___ Dataset extract

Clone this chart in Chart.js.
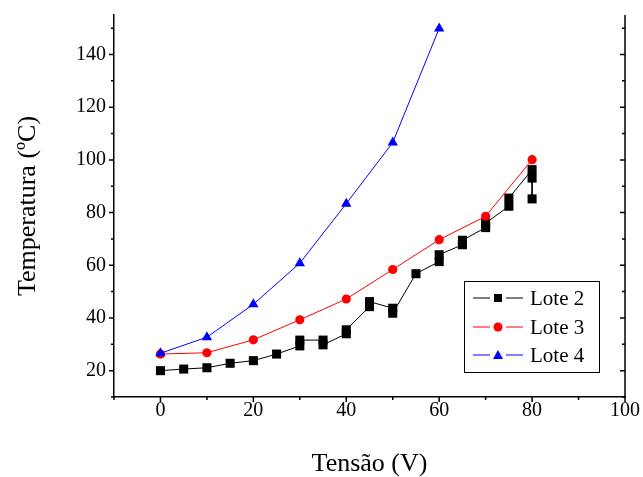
<!DOCTYPE html>
<html>
<head>
<meta charset="utf-8">
<script src="https://cdn.jsdelivr.net/npm/chart.js@4.4.0/dist/chart.umd.min.js"></script>
<style>
  html, body { margin: 0; padding: 0; background: #fff; }
  canvas { display: block; }
</style>
</head>
<body>
<canvas id="tempChart" width="643" height="477"></canvas>
<script>
// データ (読み取り値)
const lote2Tensao = [0, 5, 10, 15, 20, 25, 30, 30, 35, 35, 40, 40, 45, 45, 50, 50, 55, 60, 60, 65, 65, 70, 70, 75, 75, 80, 80, 80];
const lote2Temp = [20.0, 20.6, 21.1, 22.8, 23.8, 26.3, 29.4, 31.6, 31.6, 29.8, 34.0, 35.5, 44.3, 46.2, 43.7, 41.8, 56.8, 61.4, 64.0, 67.8, 69.5, 74.3, 76.0, 82.4, 85.5, 96.3, 93.1, 85.2];
const lote3Tensao = [0, 10, 20, 30, 40, 50, 60, 70, 80];
const lote3Temp = [26.3, 26.8, 31.7, 39.3, 47.2, 58.4, 69.7, 78.6, 100.1];
const lote4Tensao = [0, 10, 20, 30, 40, 50, 60];
const lote4Temp = [26.6, 32.7, 45.2, 60.8, 83.4, 106.6, 149.9];
const seriesNames = ['Lote 2', 'Lote 3', 'Lote 4'];
const xLabelTicks = [0, 20, 40, 60, 80, 100];
const yLabelTicks = [20, 40, 60, 80, 100, 120, 140];

Chart.defaults.font.family = "'Liberation Serif', 'Times New Roman', serif";
Chart.defaults.color = '#000';

function toPoints(xs, ys) {
  return xs.map((v, i) => ({ x: v, y: ys[i] }));
}

/**
 * 軸の目盛り・右軸・凡例を描く
 */
const axisFrame = {
  id: 'axisFrame',
  afterDraw(chart) {
    const {
      ctx,
      chartArea: { left, right, top, bottom },
      scales: { x, y },
    } = chart;
    ctx.save();
    ctx.strokeStyle = '#000';
    ctx.lineWidth = 1.5;
    ctx.beginPath();
    // 右の軸
    ctx.moveTo(right, top);
    ctx.lineTo(right, bottom);
    // x の目盛り (外向き)
    for (let v = -10; v <= 100; v += 10) {
      const px = x.getPixelForValue(v);
      const len = xLabelTicks.includes(v) ? 5 : 3;
      ctx.moveTo(px, bottom);
      ctx.lineTo(px, bottom + len);
    }
    // y の目盛り (左は外向き、右は内向き)
    for (let v = 10; v <= 150; v += 10) {
      const py = y.getPixelForValue(v);
      const len = yLabelTicks.includes(v) ? 5 : 3;
      ctx.moveTo(left, py);
      ctx.lineTo(left - len, py);
      ctx.moveTo(right, py);
      ctx.lineTo(right - len, py);
    }
    ctx.stroke();

    //凡例
    const box = { x: 464, y: 281, w: 135, h: 91 };
    ctx.lineWidth = 1;
    ctx.strokeRect(box.x + 0.5, box.y + 0.5, box.w, box.h);
    const rowY = [298, 327, 355];
    chart.data.datasets.forEach(function (dataset, i) {
      const cy = rowY[i];
      ctx.strokeStyle = dataset.borderColor;
      ctx.lineWidth = 1;
      ctx.beginPath();
      ctx.moveTo(473, cy);
      ctx.lineTo(490, cy);
      ctx.moveTo(506, cy);
      ctx.lineTo(523, cy);
      ctx.stroke();
      ctx.fillStyle = dataset.backgroundColor;
      ctx.beginPath();
      if (dataset.pointStyle === 'rect') {
        ctx.rect(498 - 4, cy - 4, 8, 8);
      } else if (dataset.pointStyle === 'circle') {
        ctx.arc(498, cy, 4.5, 0, Math.PI * 2);
      } else {
        ctx.moveTo(498, cy - 5);
        ctx.lineTo(503, cy + 4);
        ctx.lineTo(493, cy + 4);
        ctx.closePath();
      }
      ctx.fill();
      ctx.fillStyle = '#000';
      ctx.font = "21px 'Liberation Serif', serif";
      ctx.textAlign = 'left';
      ctx.textBaseline = 'middle';
      ctx.fillText(dataset.label, 530, cy + 1);
    });
    ctx.restore();
  },
};

const config = {
  type: 'line',
  data: {
    datasets: [
      {
        label: seriesNames[0],
        data: toPoints(lote2Tensao, lote2Temp),
        borderColor: '#000000',
        backgroundColor: '#000000',
        borderWidth: 1,
        pointStyle: 'rect',
        pointRadius: 6.4,
        pointBorderWidth: 0,
        order: 2,
      },
      {
        label: seriesNames[1],
        data: toPoints(lote3Tensao, lote3Temp),
        borderColor: '#ff0000',
        backgroundColor: '#ff0000',
        borderWidth: 1,
        pointStyle: 'circle',
        pointRadius: 4.6,
        pointBorderWidth: 0,
        order: 1,
      },
      {
        label: seriesNames[2],
        data: toPoints(lote4Tensao, lote4Temp),
        borderColor: '#0000ff',
        backgroundColor: '#0000ff',
        borderWidth: 1,
        pointStyle: 'triangle',
        pointRadius: 6,
        pointBorderWidth: 0,
        order: 0,
      },
    ],
  },
  options: {
    responsive: false,
    devicePixelRatio: 1,
    animation: false,
    events: [],
    layout: {
      padding: { left: 0, right: 18, top: 15, bottom: 0 },
    },
    plugins: {
      legend: { display: false },
      tooltip: { enabled: false },
    },
    scales: {
      x: {
        type: 'linear',
        min: -10,
        max: 100,
        grid: { display: false, drawTicks: false },
        border: { display: true, color: '#000', width: 1.5 },
        ticks: {
          stepSize: 10,
          autoSkip: false,
          maxRotation: 0,
          padding: 2,
          font: { size: 20 },
          callback: (v) => (xLabelTicks.includes(v) ? v : ''),
        },
        title: {
          display: true,
          text: 'Tensão (V)',
          font: { size: 26, lineHeight: 1 },
          padding: { top: 0, bottom: 0 },
        },
        afterFit(scale) {
          //はみ出し分の余白は使わない
          scale.height = 80;
          scale.paddingLeft = 0;
          scale.paddingRight = 0;
        },
      },
      y: {
        type: 'linear',
        min: 10,
        max: 155,
        grid: { display: false, drawTicks: false },
        border: { display: true, color: '#000', width: 1.5 },
        ticks: {
          stepSize: 10,
          autoSkip: false,
          padding: 8,
          font: { size: 20 },
          callback: (v) => (yLabelTicks.includes(v) ? v : ''),
        },
        title: {
          display: true,
          text: 'Temperatura (ºC)',
          font: { size: 26, lineHeight: 1 },
          padding: { top: 15, bottom: 0 },
        },
        afterFit(scale) {
          scale.width = 114;
          scale.paddingTop = 0;
          scale.paddingBottom = 0;
        },
      },
    },
  },
  plugins: [axisFrame],
};

//描画
new Chart(document.getElementById('tempChart'), config);
</script>
</body>
</html>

______

§ What the task asks
From the listing, extract all text exactly as given and drop any picture.

§ Result of the task
Clone this chart in Chart.js.
<!DOCTYPE html>
<html>
<head>
<meta charset="utf-8">
<script src="https://cdn.jsdelivr.net/npm/chart.js@4.4.0/dist/chart.umd.min.js"></script>
<style>
  html, body { margin: 0; padding: 0; background: #fff; }
  canvas { display: block; }
</style>
</head>
<body>
<canvas id="tempChart" width="643" height="477"></canvas>
<script>
// データ (読み取り値)
const lote2Tensao = [0, 5, 10, 15, 20, 25, 30, 30, 35, 35, 40, 40, 45, 45, 50, 50, 55, 60, 60, 65, 65, 70, 70, 75, 75, 80, 80, 80];
const lote2Temp = [20.0, 20.6, 21.1, 22.8, 23.8, 26.3, 29.4, 31.6, 31.6, 29.8, 34.0, 35.5, 44.3, 46.2, 43.7, 41.8, 56.8, 61.4, 64.0, 67.8, 69.5, 74.3, 76.0, 82.4, 85.5, 96.3, 93.1, 85.2];
const lote3Tensao = [0, 10, 20, 30, 40, 50, 60, 70, 80];
const lote3Temp = [26.3, 26.8, 31.7, 39.3, 47.2, 58.4, 69.7, 78.6, 100.1];
const lote4Tensao = [0, 10, 20, 30, 40, 50, 60];
const lote4Temp = [26.6, 32.7, 45.2, 60.8, 83.4, 106.6, 149.9];
const seriesNames = ['Lote 2', 'Lote 3', 'Lote 4'];
const xLabelTicks = [0, 20, 40, 60, 80, 100];
const yLabelTicks = [20, 40, 60, 80, 100, 120, 140];

Chart.defaults.font.family = "'Liberation Serif', 'Times New Roman', serif";
Chart.defaults.color = '#000';

function toPoints(xs, ys) {
  return xs.map((v, i) => ({ x: v, y: ys[i] }));
}

/**
 * 軸の目盛り・右軸・凡例を描く
 */
const axisFrame = {
  id: 'axisFrame',
  afterDraw(chart) {
    const {
      ctx,
      chartArea: { left, right, top, bottom },
      scales: { x, y },
    } = chart;
    ctx.save();
    ctx.strokeStyle = '#000';
    ctx.lineWidth = 1.5;
    ctx.beginPath();
    // 右の軸
    ctx.moveTo(right, top);
    ctx.lineTo(right, bottom);
    // x の目盛り (外向き)
    for (let v = -10; v <= 100; v += 10) {
      const px = x.getPixelForValue(v);
      const len = xLabelTicks.includes(v) ? 5 : 3;
      ctx.moveTo(px, bottom);
      ctx.lineTo(px, bottom + len);
    }
    // y の目盛り (左は外向き、右は内向き)
    for (let v = 10; v <= 150; v += 10) {
      const py = y.getPixelForValue(v);
      const len = yLabelTicks.includes(v) ? 5 : 3;
      ctx.moveTo(left, py);
      ctx.lineTo(left - len, py);
      ctx.moveTo(right, py);
      ctx.lineTo(right - len, py);
    }
    ctx.stroke();

    //凡例
    const box = { x: 464, y: 281, w: 135, h: 91 };
    ctx.lineWidth = 1;
    ctx.strokeRect(box.x + 0.5, box.y + 0.5, box.w, box.h);
    const rowY = [298, 327, 355];
    chart.data.datasets.forEach(function (dataset, i) {
      const cy = rowY[i];
      ctx.strokeStyle = dataset.borderColor;
      ctx.lineWidth = 1;
      ctx.beginPath();
      ctx.moveTo(473, cy);
      ctx.lineTo(490, cy);
      ctx.moveTo(506, cy);
      ctx.lineTo(523, cy);
      ctx.stroke();
      ctx.fillStyle = dataset.backgroundColor;
      ctx.beginPath();
      if (dataset.pointStyle === 'rect') {
        ctx.rect(498 - 4, cy - 4, 8, 8);
      } else if (dataset.pointStyle === 'circle') {
        ctx.arc(498, cy, 4.5, 0, Math.PI * 2);
      } else {
        ctx.moveTo(498, cy - 5);
        ctx.lineTo(503, cy + 4);
        ctx.lineTo(493, cy + 4);
        ctx.closePath();
      }
      ctx.fill();
      ctx.fillStyle = '#000';
      ctx.font = "21px 'Liberation Serif', serif";
      ctx.textAlign = 'left';
      ctx.textBaseline = 'middle';
      ctx.fillText(dataset.label, 530, cy + 1);
    });
    ctx.restore();
  },
};

const config = {
  type: 'line',
  data: {
    datasets: [
      {
        label: seriesNames[0],
        data: toPoints(lote2Tensao, lote2Temp),
        borderColor: '#000000',
        backgroundColor: '#000000',
        borderWidth: 1,
        pointStyle: 'rect',
        pointRadius: 6.4,
        pointBorderWidth: 0,
        order: 2,
      },
      {
        label: seriesNames[1],
        data: toPoints(lote3Tensao, lote3Temp),
        borderColor: '#ff0000',
        backgroundColor: '#ff0000',
        borderWidth: 1,
        pointStyle: 'circle',
        pointRadius: 4.6,
        pointBorderWidth: 0,
        order: 1,
      },
      {
        label: seriesNames[2],
        data: toPoints(lote4Tensao, lote4Temp),
        borderColor: '#0000ff',
        backgroundColor: '#0000ff',
        borderWidth: 1,
        pointStyle: 'triangle',
        pointRadius: 6,
        pointBorderWidth: 0,
        order: 0,
      },
    ],
  },
  options: {
    responsive: false,
    devicePixelRatio: 1,
    animation: false,
    events: [],
    layout: {
      padding: { left: 0, right: 18, top: 15, bottom: 0 },
    },
    plugins: {
      legend: { display: false },
      tooltip: { enabled: false },
    },
    scales: {
      x: {
        type: 'linear',
        min: -10,
        max: 100,
        grid: { display: false, drawTicks: false },
        border: { display: true, color: '#000', width: 1.5 },
        ticks: {
          stepSize: 10,
          autoSkip: false,
          maxRotation: 0,
          padding: 2,
          font: { size: 20 },
          callback: (v) => (xLabelTicks.includes(v) ? v : ''),
        },
        title: {
          display: true,
          text: 'Tensão (V)',
          font: { size: 26, lineHeight: 1 },
          padding: { top: 0, bottom: 0 },
        },
        afterFit(scale) {
          //はみ出し分の余白は使わない
          scale.height = 80;
          scale.paddingLeft = 0;
          scale.paddingRight = 0;
        },
      },
      y: {
        type: 'linear',
        min: 10,
        max: 155,
        grid: { display: false, drawTicks: false },
        border: { display: true, color: '#000', width: 1.5 },
        ticks: {
          stepSize: 10,
          autoSkip: false,
          padding: 8,
          font: { size: 20 },
          callback: (v) => (yLabelTicks.includes(v) ? v : ''),
        },
        title: {
          display: true,
          text: 'Temperatura (ºC)',
          font: { size: 26, lineHeight: 1 },
          padding: { top: 15, bottom: 0 },
        },
        afterFit(scale) {
          scale.width = 114;
          scale.paddingTop = 0;
          scale.paddingBottom = 0;
        },
      },
    },
  },
  plugins: [axisFrame],
};

//描画
new Chart(document.getElementById('tempChart'), config);
</script>
</body>
</html>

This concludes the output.